Skip any picture you find and retype all the remaining lines exactly.

— START Recorded information —

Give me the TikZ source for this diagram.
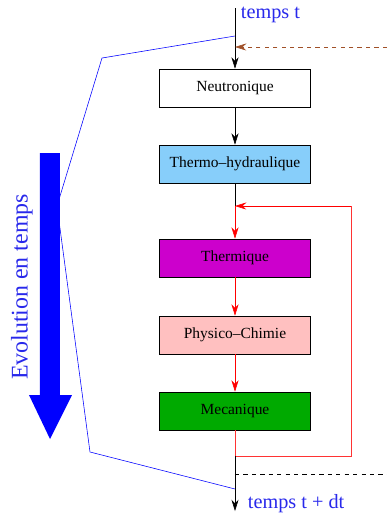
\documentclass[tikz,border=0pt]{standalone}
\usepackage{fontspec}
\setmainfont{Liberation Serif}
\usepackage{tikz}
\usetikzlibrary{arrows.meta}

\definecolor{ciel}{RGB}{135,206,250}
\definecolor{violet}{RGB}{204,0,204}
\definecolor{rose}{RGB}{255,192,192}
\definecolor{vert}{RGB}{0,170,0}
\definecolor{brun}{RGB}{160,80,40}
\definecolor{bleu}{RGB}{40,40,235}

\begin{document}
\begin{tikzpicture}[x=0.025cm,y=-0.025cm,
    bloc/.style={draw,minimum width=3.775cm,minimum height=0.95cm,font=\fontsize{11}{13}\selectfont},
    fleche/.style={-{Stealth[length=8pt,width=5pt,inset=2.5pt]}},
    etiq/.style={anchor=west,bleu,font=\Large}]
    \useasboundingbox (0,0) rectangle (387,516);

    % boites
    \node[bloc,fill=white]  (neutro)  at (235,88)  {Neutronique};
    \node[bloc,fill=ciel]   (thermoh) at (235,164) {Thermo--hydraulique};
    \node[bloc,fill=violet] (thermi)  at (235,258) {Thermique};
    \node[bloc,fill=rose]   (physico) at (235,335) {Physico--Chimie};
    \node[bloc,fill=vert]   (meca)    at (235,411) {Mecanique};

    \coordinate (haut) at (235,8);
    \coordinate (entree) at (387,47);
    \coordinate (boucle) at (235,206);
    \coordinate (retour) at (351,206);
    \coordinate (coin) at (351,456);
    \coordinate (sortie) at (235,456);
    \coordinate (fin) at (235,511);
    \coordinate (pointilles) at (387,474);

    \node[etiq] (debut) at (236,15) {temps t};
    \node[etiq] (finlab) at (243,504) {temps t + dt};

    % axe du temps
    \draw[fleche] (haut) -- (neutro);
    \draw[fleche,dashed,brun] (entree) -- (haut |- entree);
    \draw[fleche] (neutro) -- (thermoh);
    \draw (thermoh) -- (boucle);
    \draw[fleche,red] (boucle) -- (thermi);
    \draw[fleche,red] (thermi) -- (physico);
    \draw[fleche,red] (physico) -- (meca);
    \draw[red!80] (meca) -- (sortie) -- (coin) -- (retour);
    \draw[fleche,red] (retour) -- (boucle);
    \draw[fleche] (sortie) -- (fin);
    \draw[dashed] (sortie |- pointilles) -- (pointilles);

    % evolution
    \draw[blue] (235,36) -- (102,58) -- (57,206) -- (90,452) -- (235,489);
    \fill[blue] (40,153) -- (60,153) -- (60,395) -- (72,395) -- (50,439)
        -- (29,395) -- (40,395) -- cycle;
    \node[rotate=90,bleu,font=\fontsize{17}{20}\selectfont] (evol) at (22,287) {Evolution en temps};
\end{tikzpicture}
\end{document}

— END Recorded information —

## Answer for the task
Give me the TikZ source for this diagram.
\documentclass[tikz,border=0pt]{standalone}
\usepackage{fontspec}
\setmainfont{Liberation Serif}
\usepackage{tikz}
\usetikzlibrary{arrows.meta}

\definecolor{ciel}{RGB}{135,206,250}
\definecolor{violet}{RGB}{204,0,204}
\definecolor{rose}{RGB}{255,192,192}
\definecolor{vert}{RGB}{0,170,0}
\definecolor{brun}{RGB}{160,80,40}
\definecolor{bleu}{RGB}{40,40,235}

\begin{document}
\begin{tikzpicture}[x=0.025cm,y=-0.025cm,
    bloc/.style={draw,minimum width=3.775cm,minimum height=0.95cm,font=\fontsize{11}{13}\selectfont},
    fleche/.style={-{Stealth[length=8pt,width=5pt,inset=2.5pt]}},
    etiq/.style={anchor=west,bleu,font=\Large}]
    \useasboundingbox (0,0) rectangle (387,516);

    % boites
    \node[bloc,fill=white]  (neutro)  at (235,88)  {Neutronique};
    \node[bloc,fill=ciel]   (thermoh) at (235,164) {Thermo--hydraulique};
    \node[bloc,fill=violet] (thermi)  at (235,258) {Thermique};
    \node[bloc,fill=rose]   (physico) at (235,335) {Physico--Chimie};
    \node[bloc,fill=vert]   (meca)    at (235,411) {Mecanique};

    \coordinate (haut) at (235,8);
    \coordinate (entree) at (387,47);
    \coordinate (boucle) at (235,206);
    \coordinate (retour) at (351,206);
    \coordinate (coin) at (351,456);
    \coordinate (sortie) at (235,456);
    \coordinate (fin) at (235,511);
    \coordinate (pointilles) at (387,474);

    \node[etiq] (debut) at (236,15) {temps t};
    \node[etiq] (finlab) at (243,504) {temps t + dt};

    % axe du temps
    \draw[fleche] (haut) -- (neutro);
    \draw[fleche,dashed,brun] (entree) -- (haut |- entree);
    \draw[fleche] (neutro) -- (thermoh);
    \draw (thermoh) -- (boucle);
    \draw[fleche,red] (boucle) -- (thermi);
    \draw[fleche,red] (thermi) -- (physico);
    \draw[fleche,red] (physico) -- (meca);
    \draw[red!80] (meca) -- (sortie) -- (coin) -- (retour);
    \draw[fleche,red] (retour) -- (boucle);
    \draw[fleche] (sortie) -- (fin);
    \draw[dashed] (sortie |- pointilles) -- (pointilles);

    % evolution
    \draw[blue] (235,36) -- (102,58) -- (57,206) -- (90,452) -- (235,489);
    \fill[blue] (40,153) -- (60,153) -- (60,395) -- (72,395) -- (50,439)
        -- (29,395) -- (40,395) -- cycle;
    \node[rotate=90,bleu,font=\fontsize{17}{20}\selectfont] (evol) at (22,287) {Evolution en temps};
\end{tikzpicture}
\end{document}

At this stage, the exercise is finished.